Task-based programming provides high-level abstractions to simplify the development process. In this model, independent tasks (functions) are submitted to a runtime system, which orchestrates their execution across hardware resources. This approach has become popular and successful because the runtime can distribute the workload across hardware resources automatically, and has the potential to optimize the execution to minimize data movement (e.g., being aware of the cache hierarchy).
However, to build better runtime systems, we now need to understand bottlenecks in the performance of current and future multicore architectures. Unfortunately, since most current work was designed for sequential or thread-based workloads, there is an overall lack of tools and methods to gain insight about the execution of these applications, allowing both the runtime and the programmers to detect potential optimizations.

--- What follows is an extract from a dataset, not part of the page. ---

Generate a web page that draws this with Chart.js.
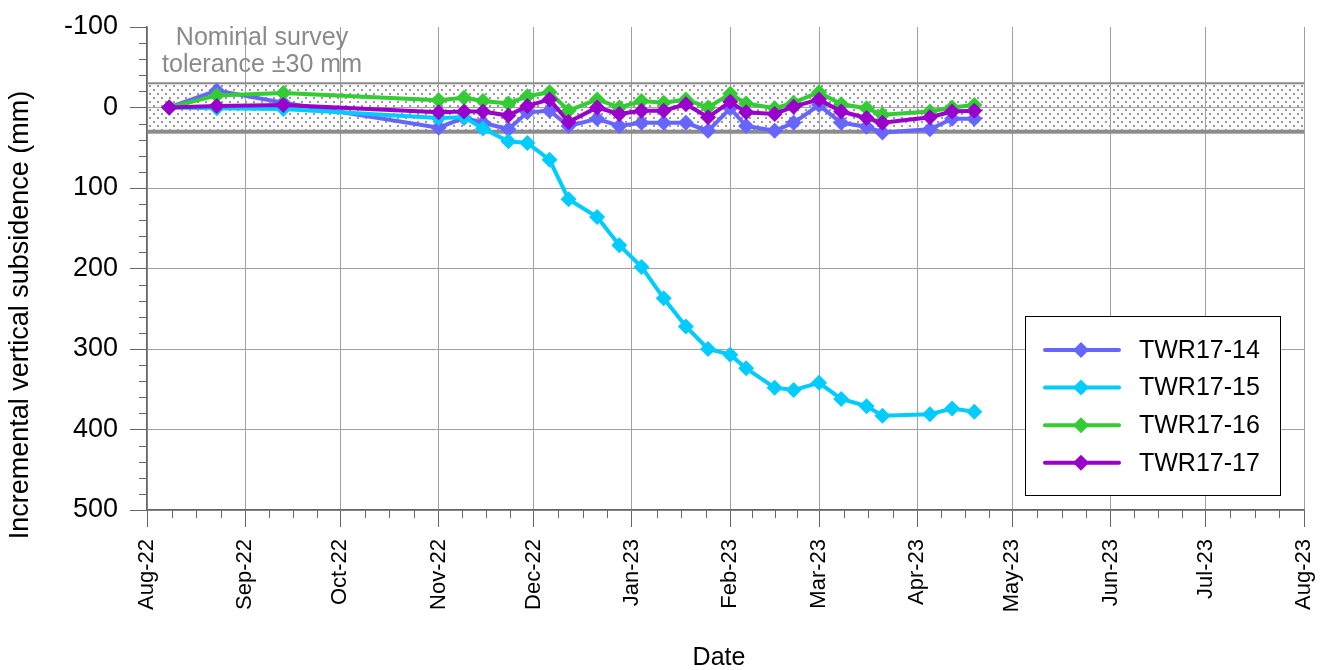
<!DOCTYPE html>
<html>
<head>
<meta charset="utf-8">
<script src="https://cdn.jsdelivr.net/npm/chart.js@4/dist/chart.umd.min.js"></script>
<style>
html,body{margin:0;padding:0;background:#fff;}
#wrap{width:1328px;height:670px;position:relative;}
</style>
</head>
<body>
<div id="wrap"><canvas id="c" width="1328" height="670"></canvas></div>
<script>
// ---- data ----
const surveyDates = ["2022-08-08","2022-08-23","2022-09-13","2022-11-01","2022-11-09","2022-11-15","2022-11-23","2022-11-29","2022-12-06","2022-12-12","2022-12-21","2022-12-28","2023-01-04","2023-01-11","2023-01-18","2023-01-25","2023-02-01","2023-02-06","2023-02-15","2023-02-21","2023-03-01","2023-03-08","2023-03-16","2023-03-21","2023-04-05","2023-04-12","2023-04-19"];
const seriesNames = ["TWR17-14","TWR17-15","TWR17-16","TWR17-17"];
const twr14 = [0,-21,-6,25,13,19,27,6,4,23,14,23,19,19,19,29,1,23,29,19,-3,19,24,31,27,14,14];
const twr15 = [0,1,2,13,12,26,42,44,65,114,136,171,198,237,272,300,307,324,348,351,342,362,371,383,381,374,378];
const twr16 = [0,-15,-18,-9,-12,-8,-5,-14,-19,4,-10,0,-8,-6,-10,0,-17,-5,1,-6,-19,-4,1,9,5,0,-3];
const twr17 = [0,-2,-3,6,5,5,10,-2,-10,18,0,8,4,4,-4,12,-7,6,8,-1,-10,5,13,19,12,5,4];
const monthTickDates = ["2022-08-01","2022-09-01","2022-10-01","2022-11-01","2022-12-01","2023-01-01","2023-02-01","2023-03-01","2023-04-01","2023-05-01","2023-06-01","2023-07-01","2023-08-01"];
const monthTickLabels = ["Aug-22","Sep-22","Oct-22","Nov-22","Dec-22","Jan-23","Feb-23","Mar-23","Apr-23","May-23","Jun-23","Jul-23","Aug-23"];
const yTickValues = [-100,0,100,200,300,400,500];
const toleranceBand = [-30,30];
const toleranceText = ["Nominal survey","tolerance \u00B130 mm"];
const yTitle = "Incremental vertical subsidence (mm)";
const xTitle = "Date";

// ---- helpers ----
const FONT = "'Liberation Sans', Arial, sans-serif";
const baseDay = Date.UTC(2022,7,1);
function dayOf(s){const p=s.split('-').map(Number);return (Date.UTC(p[0],p[1]-1,p[2])-baseDay)/86400000;}
const colors = ["#6666FF","#00CCFF","#33CC33","#9900CC"];
const seriesVals = [twr14,twr15,twr16,twr17];

const datasets = seriesVals.map((vals,i)=>({
  label: seriesNames[i],
  data: vals.map((v,j)=>({x: dayOf(surveyDates[j]), y: v})),
  borderColor: colors[i],
  backgroundColor: colors[i],
  borderWidth: 4,
  pointStyle: 'rectRot',
  pointRadius: 8,
  pointHoverRadius: 8,
  pointBorderWidth: 0,
  pointBackgroundColor: colors[i],
  tension: 0,
  order: 3 - i,
  clip: false
}));

function makePattern(ctx){
  const c=document.createElement('canvas');c.width=8;c.height=8;
  const g=c.getContext('2d');
  g.fillStyle='#fbfbfb';g.fillRect(0,0,8,8);
  g.fillStyle='#9a9a9a';
  g.fillRect(1,1,2,2);g.fillRect(5,5,2,2);
  return ctx.createPattern(c,'repeat');
}

const bandPlugin = {
  id:'band',
  beforeDraw(chart){
    const {ctx, chartArea:a, scales:{x,y}} = chart;
    const y1=y.getPixelForValue(toleranceBand[0]), y2=y.getPixelForValue(toleranceBand[1]);
    ctx.save();
    ctx.fillStyle=makePattern(ctx);
    ctx.fillRect(a.left,y1,a.right-a.left,y2-y1);
    ctx.restore();
  },
  beforeDatasetsDraw(chart){
    const {ctx, chartArea:a, scales:{x,y}} = chart;
    const y1=y.getPixelForValue(toleranceBand[0]), y2=y.getPixelForValue(toleranceBand[1]);
    ctx.save();
    ctx.strokeStyle='#8c8c8c';
    ctx.lineWidth=2;
    ctx.beginPath();ctx.moveTo(a.left,y1);ctx.lineTo(a.right,y1);ctx.stroke();
    ctx.lineWidth=4;
    ctx.beginPath();ctx.moveTo(a.left,y2);ctx.lineTo(a.right,y2);ctx.stroke();
    ctx.fillStyle='#8a8a8a';
    ctx.font='25px '+FONT;
    ctx.textAlign='center';ctx.textBaseline='middle';
    ctx.fillText(toleranceText[0], a.left+115, 38);
    ctx.fillText(toleranceText[1], a.left+115, 65);
    ctx.restore();
  },
  afterDraw(chart){
    const {ctx, chartArea:a, scales:{x,y}} = chart;
    ctx.save();
    ctx.strokeStyle='#666';ctx.lineWidth=1;
    for(let v=-100; v<=500; v+=20){
      if(v%100===0) continue;
      const py=Math.round(y.getPixelForValue(v))+0.5;
      ctx.beginPath();ctx.moveTo(a.left-8,py);ctx.lineTo(a.left,py);ctx.stroke();
    }
    for(let i=0;i<monthTickDates.length-1;i++){
      const d0=dayOf(monthTickDates[i]), d1=dayOf(monthTickDates[i+1]);
      for(let k=1;k<4;k++){
        const px=Math.round(x.getPixelForValue(d0+(d1-d0)*k/4))+0.5;
        ctx.beginPath();ctx.moveTo(px,a.bottom);ctx.lineTo(px,a.bottom+8);ctx.stroke();
      }
    }
    ctx.fillStyle='#000';
    ctx.font='27px '+FONT;
    ctx.textAlign='center';ctx.textBaseline='middle';
    ctx.save();
    ctx.translate(21,315);ctx.rotate(-Math.PI/2);
    ctx.fillText(yTitle,0,0);
    ctx.restore();
    ctx.font='25px '+FONT;
    ctx.fillText(xTitle,719,658);
    // legend
    const bx=a.right-279, by=316, bw=255, bh=179;
    ctx.fillStyle='#fff';ctx.fillRect(bx,by,bw,bh);
    ctx.strokeStyle='#000';ctx.lineWidth=1;
    ctx.strokeRect(bx+0.5,by+0.5,bw,bh);
    chart.data.datasets.forEach((ds,i)=>{
      const ry=by+34+i*37.6;
      ctx.strokeStyle=ds.borderColor;ctx.lineWidth=4;ctx.lineCap='round';
      ctx.beginPath();ctx.moveTo(bx+20,ry);ctx.lineTo(bx+94,ry);ctx.stroke();
      const cx=bx+56, r=8;
      ctx.fillStyle=ds.borderColor;
      ctx.beginPath();ctx.moveTo(cx,ry-r);ctx.lineTo(cx+r,ry);ctx.lineTo(cx,ry+r);ctx.lineTo(cx-r,ry);ctx.closePath();ctx.fill();
      ctx.fillStyle='#000';ctx.font='25px '+FONT;ctx.textAlign='left';ctx.textBaseline='middle';
      ctx.fillText(ds.label,bx+114,ry+1);
    });
    ctx.restore();
  }
};

new Chart(document.getElementById('c'),{
  type:'line',
  data:{datasets},
  options:{
    responsive:false,
    animation:false,
    events:[],
    layout:{padding:{top:27,right:24,left:0,bottom:0}},
    plugins:{legend:{display:false},tooltip:{enabled:false}},
    scales:{
      x:{
        type:'linear',position:'bottom',min:0,max:365,
        afterBuildTicks(s){s.ticks=monthTickDates.map(d=>({value:dayOf(d)}));},
        afterFit(s){s.height=160;s.paddingLeft=0;s.paddingRight=0;},
        ticks:{autoSkip:false,minRotation:90,maxRotation:90,padding:12,color:'#000',
          font:{family:FONT,size:22},
          callback:(v,i)=>monthTickLabels[i]},
        grid:{color:'#a0a0a0',lineWidth:1,tickLength:17,tickColor:'#666'},
        border:{color:'#666',width:1.5}
      },
      y:{
        type:'linear',reverse:true,min:-100,max:500,
        afterBuildTicks(s){s.ticks=yTickValues.map(v=>({value:v}));},
        afterFit(s){s.width=147;s.paddingTop=0;s.paddingBottom=0;},
        ticks:{padding:12,color:'#000',font:{family:FONT,size:27},callback:(v)=>String(v)},
        grid:{color:(c)=> (c.tick && c.tick.value===-100) ? 'rgba(0,0,0,0)' : '#a0a0a0',lineWidth:1,tickLength:17,tickColor:'#666'},
        border:{color:'#666',width:1.5}
      }
    }
  },
  plugins:[bandPlugin]
});
</script>
</body>
</html>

In this thesis, we address this lack of tools by providing fast, accurate and mathematically-sound models to understand the execution of task-based applications. In particular, we center these models around three key aspects of the execution: memory behavior (data locality), scheduling, and performance. Our contributions provide insight into the interplay between the schedule's behavior, data reuse through the cache hierarchy, and the resulting performance. These contributions lay the groundwork for improving runtime systems. We first apply these methods to analyze a diverse set of CPU applications, and then leverage them to one of the most common workloads in current systems: graphics rendering on GPUs.